The novelty now is that some of these political appointees are substituting career diplomats. This is totally unacceptable not only because it is depriving people who are academically and professionally specialised in this field from their deserved advancement in career but also because it is depriving our country of the best people in this area just to satisfy the ambitions and whims of certain party hacks whose only qualification is their servilism towards their political master of the day”.




16 Comments Comment

  1. Joseph says:

    I do not think PN have noticed yet. They are still in the mea culpa, mea culpa stage. Apologizing to gays, apologizing to transgender people, apologizing to the 36000.

    With the taming of the Lou I even wonder whether Prof Cassola’s very good observation will actually be observed.

    • carlos says:

      Well said, Joseph. I agree fully. They are apologizing to persons who did not vote Nationalist, and at the same time they hurt those many more thousands who voted them in the last election. They are still too much engrossed in the mea culpa syndrome.

  2. Min Jaf says:

    Ghal darba naqbel ma Cassola – imma mhux mal AD.

  3. Rocky says:

    From professionals to amateurs. It seems that the whole structure is like that. Starting from the PL leader and keep going with all the ministries and their top ranks.

    As for AD? They broke loose against the PN in government during the election campaign and they had every right. What they should of said was that PL was not the better choice. Who knows? Maybe by the end of this term of government, AD will tell us who out of the two parties was better. I think we deserve this comparison.

  4. Stash says:

    Why needn’t the Nats be worried about their own political appointees flung in their faces? They should. This political appointee circus has gone on for far too long. The ambassador to Austria, a hugely able career diplomat, is apparently being removed months after being appointed.

    These are not just careers that are being disrupted but whole lives.

    Career diplomats suffer years of low pay in the Maltese civil service, which does not adequately compensate their qualifications and experience. When they get the few coveted posts abroad that become available, they uproot their families, find new schools for their children, settle into new homes, and it is not an easy process.

    Then to be replaced by a political appointee is just an outrage. No contracted employee would be treated like this. Diplomacy is a profession, but like our civil service, it has been systematically trashed and emasculated by every Maltese government since independence.

  5. Gahan says:

    http://www.timesofmalta.com/articles/view/20130622/local/Ministers-assets-will-be-published-soon-PM-says.474841

    The PN parliamentary group seem to be in deep slumber.Why didn’t Simon and Company ask for the declaration of assets of the ministers after two months from the formation of the cabinet?

    Why did they leat Joseph get away with this? They should have started breathing down his neck before the two months elapsed.

  6. Coming from “a third party” lends it weight and imparts credibility. Even if it were false, we would all have said that the PN was bound to say it. So it’s just as well that they didn’t, wouldn’t you say?

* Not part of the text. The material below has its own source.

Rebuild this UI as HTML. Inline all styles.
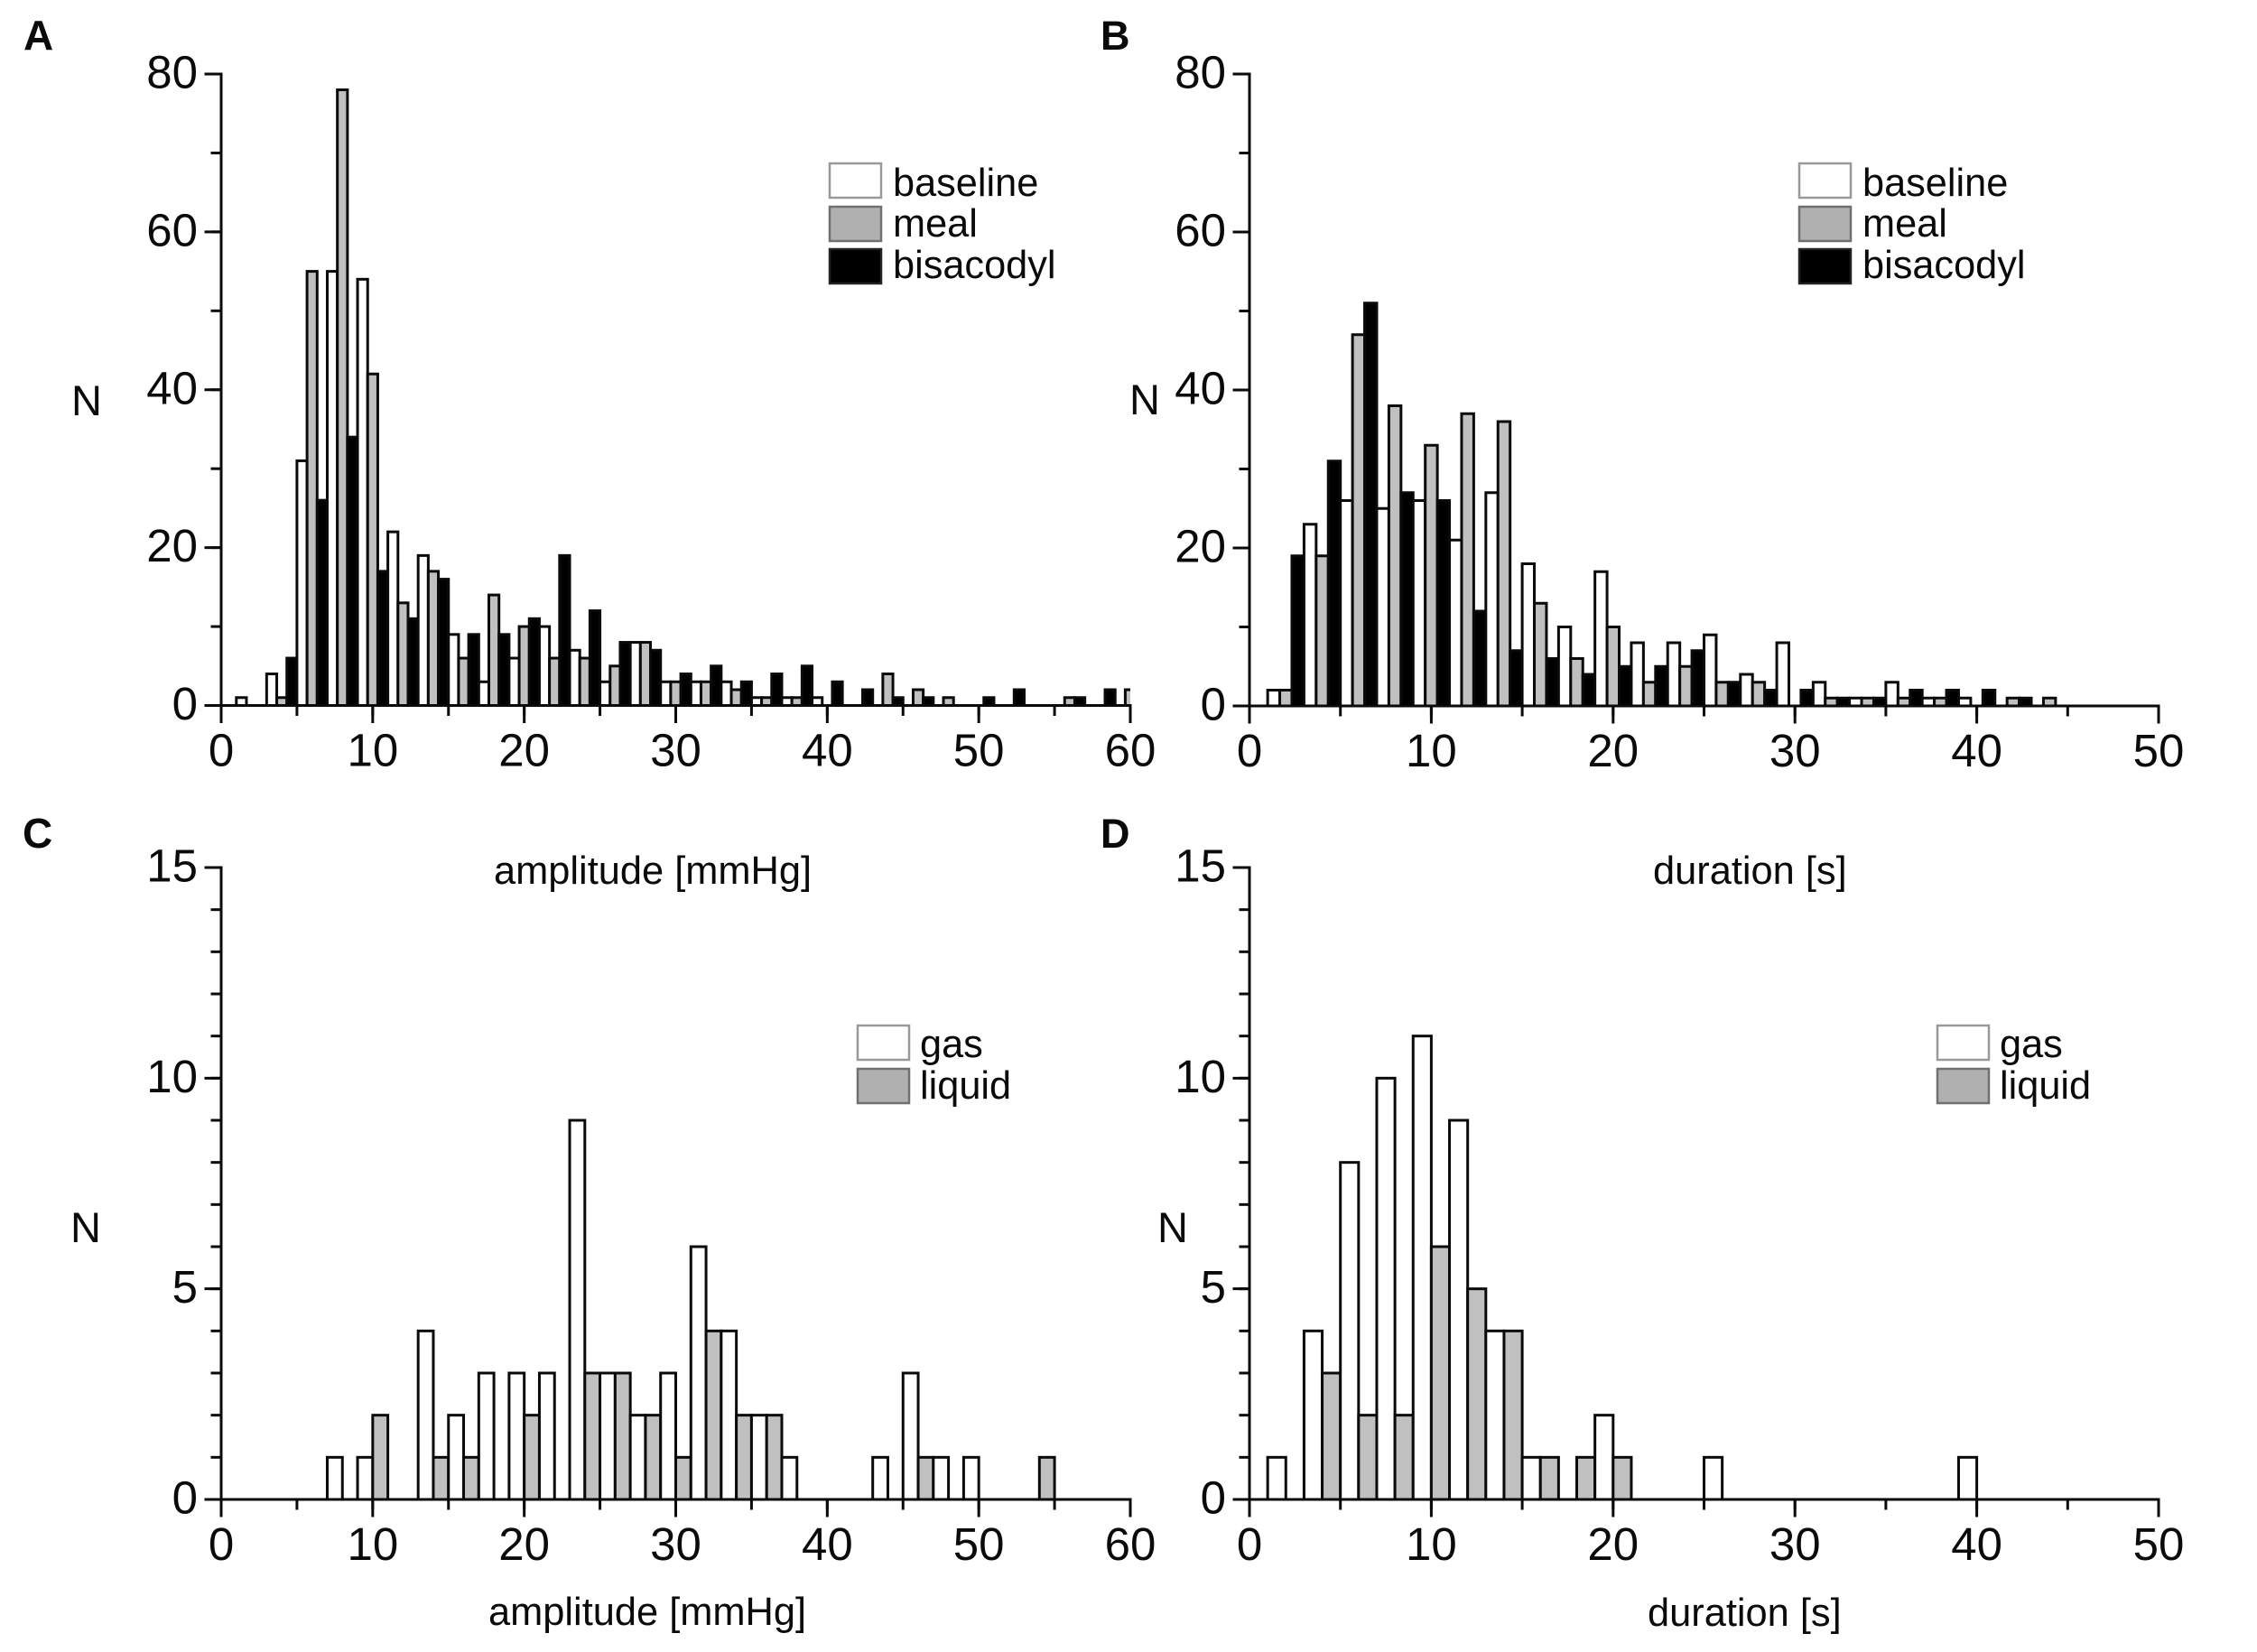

    [Daphne – The PN should still have said it, Reuben, because it had to be said, and this not instead of AD saying it, but besides.]

  7. Carlos Bonavia says:

    Wake up Simon, for puck’s sake. Where are the PN people hiding? Stabbing Gonzi in the back must have taken all their time and energy.

  8. Maradona says:

    …how very true….people like us are actually not represented in Maltese politics right now….

  9. ken il malti says:

    The Labour Party of Malta was always defined by its amateurism.

    It wears that badge like a mark of honour.

    Then they wonder why Malta gets no respect from bigger nations.

    • Tabatha White says:

      It took us from 1987 to past the Erika oil spill and Gonzi’s time to remove Mintoff’s Banana Republic taint, and in three cruel months we’re right back there.

  10. Christian says:

    I get the feeling that the Government considers diplomatic appointments as purely token and ceremonial, roles which can be assumed by any persons who can stand up on two legs and sing the labour anthem by rote.

    It seems to forget that malta s ambassadors are its representatives out there and are often the only Maltese whom other members of the diplomatic corps in the same country will meet throughout their assignments.

    Quality is crucial if this tiny island’s international image is to be enhanced and not allowed to be dragged in the mud once again. Why replace fine china with Pyrex dishes when they cost the same to maintain? Do our current leaders know the difference?

  11. Sigmund Droid says:

    Have the said appointments been made official?

    [Daphne – Not yet.]

  12. Alexander Ball says:

    Muscat cares not one whit what others think of him. He only wanted to be the youngest PM and that eluded him, in his mind thanks to Gonzi.

    Now he and his ilk have five years to grab what they can and hope the switchers can be conned again.

    Will people stop coming here for the sunshine because of who is in power?

    I still haven’t seen any difference in my day to day lifestyle. The moment I detect any I shall report forthwith.

  13. Ghoxrin Punt says:

    I think the Nationalists have now recognised and accepted the reason why they lost the elections. And a lot of this was because of the structures they put in place and the people they put in these structures.

    One extremely interesting comment I heard the other day is that what has shocked most people (and not those who voted PN but those who voted PL and AD) in the appointment of Bondi, is not so much his appointment, but the fact that a number of people who voted Labour and who sat on state boards and corporations under a PN government have also been arbitrarily removed by Muscat. So yes, PN should have been the first to make this observation.

    I also think that PN should now carry out another exercise as part of their electoral defeat. They should be asking the 136,000 Maltese who voted for them, the reason for their vote.

    I think they will be surprised to learn that the reason will not be “because I have always voted Nationalist” but because the PN reflects positive values, unlike Labour who are at the moment pandering to the most base characteristics of the Maltese people.